An Australian TV network claims it knows where the body of Peter Falconio was dumped.
Seven Network's Today Tonight programme claims a witness to the aftermath of 28-year-old Falconio's murder has only just come forward.
The show, based in Adelaide, South Australia, plans to reveal the exact location next week following a lengthy investigation after a tip-off to the programme’s senior investigative reporter Frank Pangallo.
Pangallo said the tip came from an eyewitness who was in the area not long after Falconio and his girlfriend Joanne Lees were attacked by Bradley Murdoch in July 2001.
Murdoch was later convicted of Falconio’s murder but has recently lodged an appeal.
The eyewitness, who lives in an isolated region of Australia, is "extremely credible,” said Pangallo.
“He works in a very remote area of central Australia and never followed the case closely.
“The penny dropped for him when he was watching TV in Darwin on the day Murdoch was convicted of Falconio’s murder and the abduction of Lees in 2006.
“Up until then he hadn’t made the connection with what he saw five years earlier.”
The witness told the programme he believes Falconio's remains - now a skeleton - lay at the bottom of a well on the Neutral Junction property – just over a mile from where the Briton disappeared.
Pagallo added: “We took a small team with us, including an expert in locating hidden graves.
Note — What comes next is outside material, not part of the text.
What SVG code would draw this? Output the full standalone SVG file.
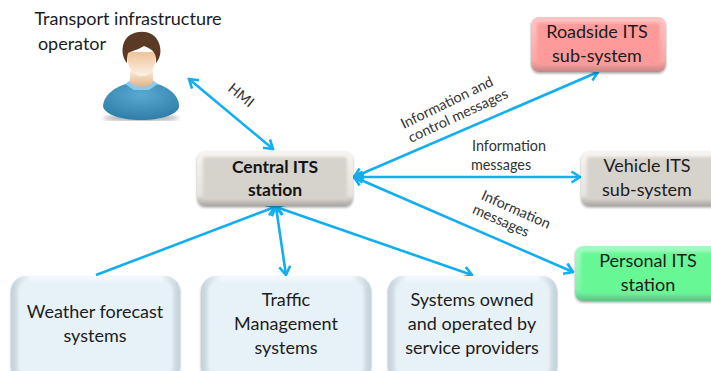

“When we showed the location to the expert she immediately remarked to us that it was the perfect place for a covert burial.
“I can’t understand why Territory police missed it at the time. It is so obvious.”
Video footage shown on Channel 7 Adelaide to promote the Today Tonight investigation shows a dark, watery hole.
Pangallo said it is an important new lead which must be pursued to give closure to Falconio’s grieving family in the UK as well as Ms Lees, who have returned to Huddersfield since the murder.
“I feel so sorry for all of them. They must think about it every day.
“I hope in some way we can bring their nightmare to an end,” Pangallo said.